[Begin SUPPLIED ENTRIES]

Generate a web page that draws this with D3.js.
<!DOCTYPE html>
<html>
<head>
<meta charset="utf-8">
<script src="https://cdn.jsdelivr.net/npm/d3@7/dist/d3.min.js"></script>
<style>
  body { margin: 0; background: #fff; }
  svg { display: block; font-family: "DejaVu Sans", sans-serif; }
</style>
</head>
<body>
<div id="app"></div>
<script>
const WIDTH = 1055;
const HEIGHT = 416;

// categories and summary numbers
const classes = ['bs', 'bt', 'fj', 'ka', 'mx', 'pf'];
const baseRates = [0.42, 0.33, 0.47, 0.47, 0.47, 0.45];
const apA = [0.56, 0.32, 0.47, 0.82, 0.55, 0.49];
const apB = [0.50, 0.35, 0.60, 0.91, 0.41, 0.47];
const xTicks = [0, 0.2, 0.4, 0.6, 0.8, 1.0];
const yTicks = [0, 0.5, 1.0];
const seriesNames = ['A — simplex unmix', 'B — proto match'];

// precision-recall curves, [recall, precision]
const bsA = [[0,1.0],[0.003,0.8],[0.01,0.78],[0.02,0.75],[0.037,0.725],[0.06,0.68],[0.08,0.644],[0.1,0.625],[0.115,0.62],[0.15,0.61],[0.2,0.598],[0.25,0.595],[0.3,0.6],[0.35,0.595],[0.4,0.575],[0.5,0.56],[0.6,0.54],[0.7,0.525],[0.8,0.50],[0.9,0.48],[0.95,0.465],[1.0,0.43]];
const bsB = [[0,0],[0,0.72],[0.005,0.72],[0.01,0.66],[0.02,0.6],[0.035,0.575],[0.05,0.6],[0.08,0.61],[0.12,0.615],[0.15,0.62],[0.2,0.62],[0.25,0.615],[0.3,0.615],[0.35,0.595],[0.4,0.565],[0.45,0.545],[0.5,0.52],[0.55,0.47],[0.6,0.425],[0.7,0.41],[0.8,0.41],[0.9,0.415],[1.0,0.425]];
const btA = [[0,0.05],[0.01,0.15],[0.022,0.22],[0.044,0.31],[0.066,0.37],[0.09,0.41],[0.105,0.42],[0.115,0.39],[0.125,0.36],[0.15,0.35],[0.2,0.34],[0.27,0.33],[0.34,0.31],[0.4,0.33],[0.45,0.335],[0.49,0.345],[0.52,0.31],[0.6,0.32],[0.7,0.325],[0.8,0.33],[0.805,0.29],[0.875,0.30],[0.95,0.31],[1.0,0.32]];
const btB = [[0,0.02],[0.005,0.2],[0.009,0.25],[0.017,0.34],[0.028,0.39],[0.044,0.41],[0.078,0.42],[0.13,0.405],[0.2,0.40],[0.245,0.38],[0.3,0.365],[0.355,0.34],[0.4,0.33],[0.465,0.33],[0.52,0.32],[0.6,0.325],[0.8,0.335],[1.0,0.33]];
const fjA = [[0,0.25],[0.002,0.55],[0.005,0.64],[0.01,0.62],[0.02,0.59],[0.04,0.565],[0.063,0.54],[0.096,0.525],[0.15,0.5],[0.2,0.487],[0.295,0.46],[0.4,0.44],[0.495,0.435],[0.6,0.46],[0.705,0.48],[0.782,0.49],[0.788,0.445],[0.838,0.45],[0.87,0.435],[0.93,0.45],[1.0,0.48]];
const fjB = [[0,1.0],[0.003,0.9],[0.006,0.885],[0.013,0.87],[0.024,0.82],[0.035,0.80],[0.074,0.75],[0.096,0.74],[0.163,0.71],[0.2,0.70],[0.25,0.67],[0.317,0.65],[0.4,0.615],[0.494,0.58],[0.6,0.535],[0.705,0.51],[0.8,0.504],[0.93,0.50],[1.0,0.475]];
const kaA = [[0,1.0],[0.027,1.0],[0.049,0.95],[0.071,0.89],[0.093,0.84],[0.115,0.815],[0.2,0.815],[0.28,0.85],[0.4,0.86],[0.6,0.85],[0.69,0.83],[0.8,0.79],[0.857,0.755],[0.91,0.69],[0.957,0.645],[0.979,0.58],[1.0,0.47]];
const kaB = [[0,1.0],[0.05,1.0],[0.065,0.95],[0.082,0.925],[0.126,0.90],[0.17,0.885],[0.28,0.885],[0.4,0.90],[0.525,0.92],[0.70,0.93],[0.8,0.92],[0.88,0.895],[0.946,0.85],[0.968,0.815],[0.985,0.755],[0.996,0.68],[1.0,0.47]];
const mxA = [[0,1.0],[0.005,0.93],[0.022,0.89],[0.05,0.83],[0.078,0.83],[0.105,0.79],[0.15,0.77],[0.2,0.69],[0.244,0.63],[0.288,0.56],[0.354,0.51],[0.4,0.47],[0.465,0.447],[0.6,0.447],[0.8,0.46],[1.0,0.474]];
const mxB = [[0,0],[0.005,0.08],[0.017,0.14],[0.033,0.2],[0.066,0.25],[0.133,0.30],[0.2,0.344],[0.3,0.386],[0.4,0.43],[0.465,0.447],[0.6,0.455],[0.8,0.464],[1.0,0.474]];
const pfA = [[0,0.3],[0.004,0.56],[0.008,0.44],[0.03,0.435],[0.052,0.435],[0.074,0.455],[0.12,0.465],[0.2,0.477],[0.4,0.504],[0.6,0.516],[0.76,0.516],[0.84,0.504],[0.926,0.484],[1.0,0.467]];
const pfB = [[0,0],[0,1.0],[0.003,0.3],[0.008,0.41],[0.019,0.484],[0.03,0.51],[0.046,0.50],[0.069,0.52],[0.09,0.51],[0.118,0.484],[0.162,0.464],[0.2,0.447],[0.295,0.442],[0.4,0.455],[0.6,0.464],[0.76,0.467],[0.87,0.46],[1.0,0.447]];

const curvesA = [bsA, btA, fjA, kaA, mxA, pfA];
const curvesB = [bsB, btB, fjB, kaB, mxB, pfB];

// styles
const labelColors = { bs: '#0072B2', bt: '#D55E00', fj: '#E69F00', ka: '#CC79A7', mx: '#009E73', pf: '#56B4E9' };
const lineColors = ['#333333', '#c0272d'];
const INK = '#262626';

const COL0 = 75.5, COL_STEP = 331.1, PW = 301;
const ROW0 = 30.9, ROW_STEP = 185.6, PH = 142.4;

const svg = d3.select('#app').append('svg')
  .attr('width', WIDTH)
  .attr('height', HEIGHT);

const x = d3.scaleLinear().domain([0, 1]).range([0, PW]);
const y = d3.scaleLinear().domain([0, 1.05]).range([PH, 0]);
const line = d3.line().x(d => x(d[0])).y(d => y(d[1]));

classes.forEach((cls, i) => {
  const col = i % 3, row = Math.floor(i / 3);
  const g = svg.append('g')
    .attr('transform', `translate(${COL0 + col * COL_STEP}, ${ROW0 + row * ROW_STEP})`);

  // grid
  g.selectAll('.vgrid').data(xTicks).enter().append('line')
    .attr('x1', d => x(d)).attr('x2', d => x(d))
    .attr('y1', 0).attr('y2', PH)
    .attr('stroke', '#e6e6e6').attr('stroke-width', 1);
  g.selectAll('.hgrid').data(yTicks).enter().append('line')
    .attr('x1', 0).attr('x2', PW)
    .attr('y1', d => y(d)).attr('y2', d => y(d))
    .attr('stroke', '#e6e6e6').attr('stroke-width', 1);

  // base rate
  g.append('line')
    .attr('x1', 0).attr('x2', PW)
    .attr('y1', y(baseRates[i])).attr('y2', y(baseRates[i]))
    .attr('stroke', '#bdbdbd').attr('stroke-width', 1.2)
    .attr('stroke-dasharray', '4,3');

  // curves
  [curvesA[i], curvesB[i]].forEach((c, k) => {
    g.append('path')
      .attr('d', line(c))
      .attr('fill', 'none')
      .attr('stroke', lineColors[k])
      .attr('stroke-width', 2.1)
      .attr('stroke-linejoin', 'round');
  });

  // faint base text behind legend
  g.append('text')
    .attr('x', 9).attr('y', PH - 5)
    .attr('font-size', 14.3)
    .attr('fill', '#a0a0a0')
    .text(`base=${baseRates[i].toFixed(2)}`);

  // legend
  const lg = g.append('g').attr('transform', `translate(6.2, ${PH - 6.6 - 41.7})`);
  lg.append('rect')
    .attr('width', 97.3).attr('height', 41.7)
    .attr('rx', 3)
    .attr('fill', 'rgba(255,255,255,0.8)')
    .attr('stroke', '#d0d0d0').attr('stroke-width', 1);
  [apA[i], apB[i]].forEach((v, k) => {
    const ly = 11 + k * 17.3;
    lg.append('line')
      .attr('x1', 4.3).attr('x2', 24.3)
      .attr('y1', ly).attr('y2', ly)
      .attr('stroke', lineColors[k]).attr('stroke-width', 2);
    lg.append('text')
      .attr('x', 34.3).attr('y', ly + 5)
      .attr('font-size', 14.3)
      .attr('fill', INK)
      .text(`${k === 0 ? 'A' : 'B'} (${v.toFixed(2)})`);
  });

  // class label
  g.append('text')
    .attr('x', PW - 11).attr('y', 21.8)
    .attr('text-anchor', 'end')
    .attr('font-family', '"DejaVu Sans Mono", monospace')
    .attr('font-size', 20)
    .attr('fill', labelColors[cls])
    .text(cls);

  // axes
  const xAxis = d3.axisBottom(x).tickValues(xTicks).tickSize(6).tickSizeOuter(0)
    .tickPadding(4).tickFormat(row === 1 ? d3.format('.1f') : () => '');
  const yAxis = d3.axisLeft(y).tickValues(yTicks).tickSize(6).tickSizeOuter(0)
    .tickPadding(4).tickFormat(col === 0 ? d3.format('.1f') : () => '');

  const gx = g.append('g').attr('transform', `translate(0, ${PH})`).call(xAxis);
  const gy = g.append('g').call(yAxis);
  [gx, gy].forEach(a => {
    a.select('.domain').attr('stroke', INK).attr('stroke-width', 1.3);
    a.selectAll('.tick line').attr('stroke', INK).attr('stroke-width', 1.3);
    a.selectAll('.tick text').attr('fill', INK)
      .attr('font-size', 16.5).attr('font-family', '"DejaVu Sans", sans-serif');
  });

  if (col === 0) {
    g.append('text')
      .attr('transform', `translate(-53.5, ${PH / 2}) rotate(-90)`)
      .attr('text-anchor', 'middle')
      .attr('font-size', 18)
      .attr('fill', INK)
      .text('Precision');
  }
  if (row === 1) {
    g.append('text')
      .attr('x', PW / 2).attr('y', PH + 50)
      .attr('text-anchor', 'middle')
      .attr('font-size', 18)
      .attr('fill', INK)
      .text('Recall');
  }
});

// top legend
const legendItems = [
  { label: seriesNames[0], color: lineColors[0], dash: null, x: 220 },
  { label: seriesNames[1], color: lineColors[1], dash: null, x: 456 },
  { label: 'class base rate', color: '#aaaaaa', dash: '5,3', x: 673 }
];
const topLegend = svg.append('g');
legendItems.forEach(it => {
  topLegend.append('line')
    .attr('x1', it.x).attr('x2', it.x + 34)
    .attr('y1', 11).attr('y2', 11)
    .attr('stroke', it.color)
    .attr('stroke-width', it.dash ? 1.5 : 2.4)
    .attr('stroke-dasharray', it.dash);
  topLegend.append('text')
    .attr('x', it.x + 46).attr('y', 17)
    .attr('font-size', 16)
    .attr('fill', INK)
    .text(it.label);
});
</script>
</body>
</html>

[End SUPPLIED ENTRIES]
[Begin SUPPLIED ENTRIES]

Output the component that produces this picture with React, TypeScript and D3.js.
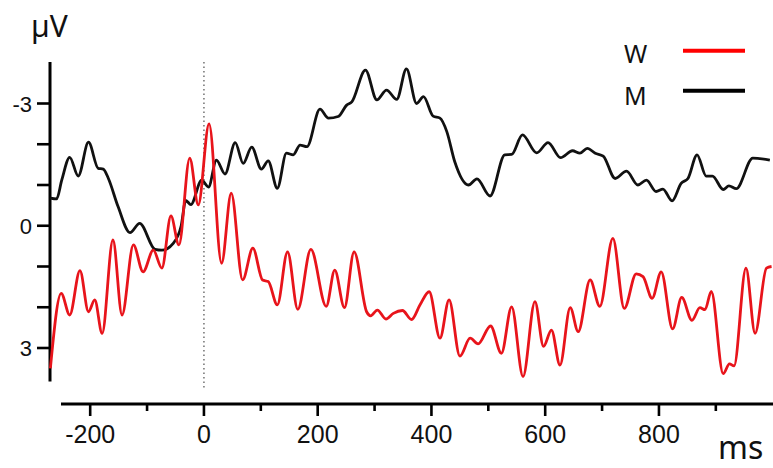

[End SUPPLIED ENTRIES]
[Begin SUPPLIED ENTRIES]

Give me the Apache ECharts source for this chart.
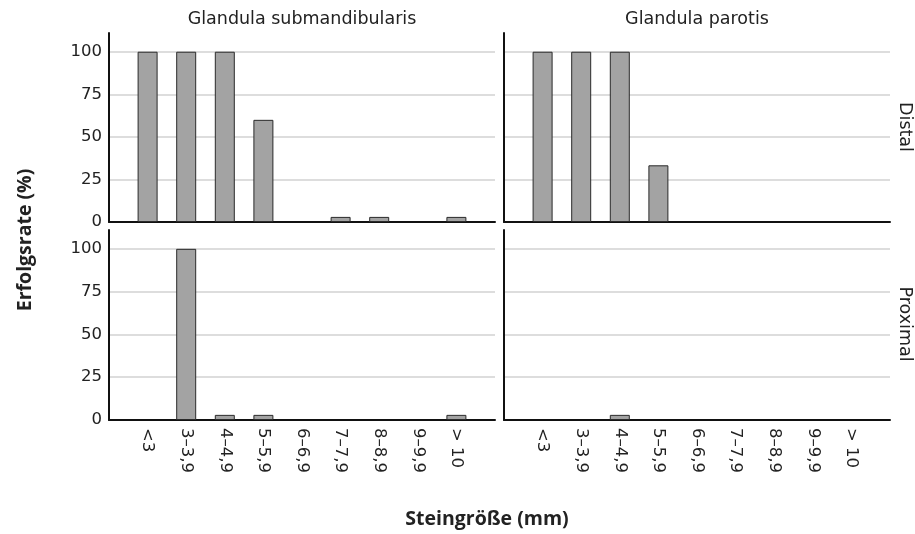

[End SUPPLIED ENTRIES]

◆ **YOUR INSTRUCTIONS**
Each line from the one holding "Generate a web" to the one holding "const seriesNames = ['A", those two included, is to be transcribed exactly, and no other line.

◆ **SOLUTION TO THE PROBLEM**
Generate a web page that draws this with D3.js.
<!DOCTYPE html>
<html>
<head>
<meta charset="utf-8">
<script src="https://cdn.jsdelivr.net/npm/d3@7/dist/d3.min.js"></script>
<style>
  body { margin: 0; background: #fff; }
  svg { display: block; font-family: "DejaVu Sans", sans-serif; }
</style>
</head>
<body>
<div id="app"></div>
<script>
const WIDTH = 1055;
const HEIGHT = 416;

// categories and summary numbers
const classes = ['bs', 'bt', 'fj', 'ka', 'mx', 'pf'];
const baseRates = [0.42, 0.33, 0.47, 0.47, 0.47, 0.45];
const apA = [0.56, 0.32, 0.47, 0.82, 0.55, 0.49];
const apB = [0.50, 0.35, 0.60, 0.91, 0.41, 0.47];
const xTicks = [0, 0.2, 0.4, 0.6, 0.8, 1.0];
const yTicks = [0, 0.5, 1.0];
const seriesNames = ['A — simplex unmix', 'B — proto match'];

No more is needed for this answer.